Concerning letters Sunday, Jan 27 2013 

One of the most entertaining aspects of the letters between Julie and Morris is the odd aside.  I suspect that it is in part the writing style of the era; but more that because they were apart so much of the time these asides added the visual, day-to-day touches that created an immediacy of connection.  For example, a long letter mostly discussing business, the future prospects of their daughters, plans for Esperanza and the employment of a farmer is abruptly broken:

“There is an organ grinder under the window in the driving snow, and my Kitchen Goddess has just bestowed upon him a quart paper of something and great handful of cookies.”

and then the letter returns to business.  An otherwise dry letter suddenly has a visual element in it and is forcibly brought into time.  Morris, sitting at his desk in New Orleans, has an image of a street scene and a well known view from a desk in Hartford.  Skype for nineteenth century.

Architectural chronology Saturday, Jan 26 2013 

One of the interesting aspects of the house is its growth over time.  This is fairly common with New England houses; the classic farmhouse that keeps getting lengthened.  It is not common with the surviving summer houses/estates built in the post Civil-War era.  This is a permanent tension in the house’s history, generated primarily by finances, no doubt its level of charm depends on the bank book.  The questions of identity so beloved of curators spring immediately to mind.

But a bit more on simple (ha!) dates:

c.1790-1810 for the center section, your classic post and beam cube.  Two and a half stories with a full height basement.*  Ceilings are sevenish feet.

c.1830-40 for the first dining room/southern extension.  At this time the facade is changed.  The house now appears as a Georgian farmhouse with a small southern kitchen ell, which is as long as but only half as wide as the cube.  This extension has a full-height basement, but is not as tall as the cube, being only one and a half stories above-ground.   The basement is now daylighted at its south end.

1874: the dining room is expanded on both sides; the two rooms above are created by popping the roof.  The height of the extension now matches the cube.   The dining room is painted PINK.  The length of the house does not change.  The southern extension is now about two-thirds the width of the cube. 

1875?: the extension to the west of Opposite-To-It, one of the rooms in the original box, its west wall is popped out by about four feet, creating a lovely, sunny bay…unfortunately it leaks cold air like a proverbial sieve.  The west and south sides of the cube are now obscured.

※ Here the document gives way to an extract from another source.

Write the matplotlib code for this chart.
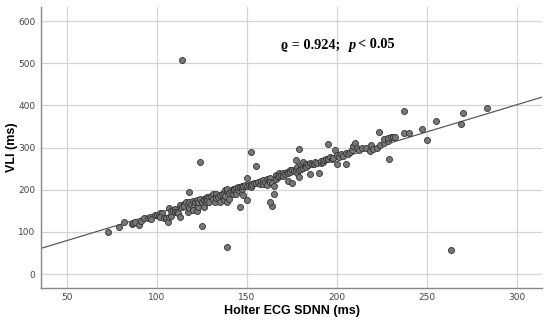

1878: the South End is added.  What was a three-story barn originally is refinished inside and tacked on to the south wall of the kitchen/dining room.   The bottom two stories are post and beam, presumably the third is as well.  It is the same width and height as the southern extension.  Three sides of the basement actually open at ground level.

1893: the North End is added, along with the porches.  It adds another quarter in length and is the width of the cube plus a bit.  It is a true three and a half stories in height, putting it a story taller than the cube and southern sections.  This massive section gives the house its distinctive appearance as an apparent early Shingle-style building instead of the rambling Georgian/Federal farmhouse with a few Queen Anne flourishes.  This section is not post and beam, rather it is balloon-framed and consequently a very different building to work with.  This building buries the original cube almost completely, it is now only visible on the east facade.

1890s-1960’s: the three-story porch on the west wall of the South End is gradually enclosed, making it wider than the dining room section.

?? Now, those of you that know the house, should spot a missing bit: ‘Hole In the Wall’ the distinctive feature built out over the east porch with the round red window.  There is a problem.  Lucy Creevey puts it down to 1881.  The photographs and oral history have it placed around 1873-75. ..this requires some research.  And is what I get for trying to run the dates off the top of my head???

However, having happily confused all of you who don’t know the house!

*what’s the ‘and a half’ story? Attic crawlspaces, really simply the roof structure above the ceiling of the rooms below.  Unfinished and uninsulated.

 

 

Brr Friday, Jan 25 2013 

Still a bit chilly.  The good thing, a very good thing, is that this is just the sort of cold spell that helps to check nasty bugs like wooly adelgid on hemlocks.  It will still be here, of course, but every year one can keep ahead of it…! 

I am rather glad that there is just a touch of snow on the ground at least; it helps to protect the plants from complete desiccation.  The rhododendrons don’t look terribly happy, but they’ll manage.

In other gardening news, various persnickety seeds ought to be contemplated fairly soon.  You really have to wonder how some of these plants ever grow on their own…freeze it, boil it, soak it, wack it, forget it, what did the poor seed ever do?

Not quite on the anniversary Thursday, Jan 24 2013 

A letter written by Julie to her friend Mattie Yale on January 21, 1872:

“Satis Bene lies in ruins, but I have become the happy possesor of the Lyman place, to which Morris and I have given the name ‘Esperanza’ -‘Anchor of Hope’.

So you see, my dear, we are to be neighbours after all. I could not consent to see all our fine plans blown away like the mountain mist before a north wind.”

A bit of background.  Satis Bene had been bought by Julie and Morris in late 1870, a former farm with about 65 acres.  Following the summer of 1871, work was being done on it in November, 1871 when a fire started, burning it to the ground.  Julie then bought the neighbouring Lyman farm on the other side of the road, with another 18 acres.  This became Esperanza.  Satis Bene was rebuilt as a farm house; in the 1960’s Satis Bene and ten acres of the original purchase was sold off.  It is now a winery.

Mattie Yale lived in the house next to the Esperanza lot.  She had been instrumental in causing Julie to fall in love with the idea of creating a summer home in New Hartford, having invited Julie and family out several times.  If one is facing the houses: L to R is Satis Bene, a dirt road, Esperanza, and then the Yale house (then known as the Parsonage or Eaglesnest).

It says nothing good about the state of farming in the area that it was cheaper to buy up another farm rather than rebuild…  By that time the top of the hill, once a bustling town center, was virtually abandoned.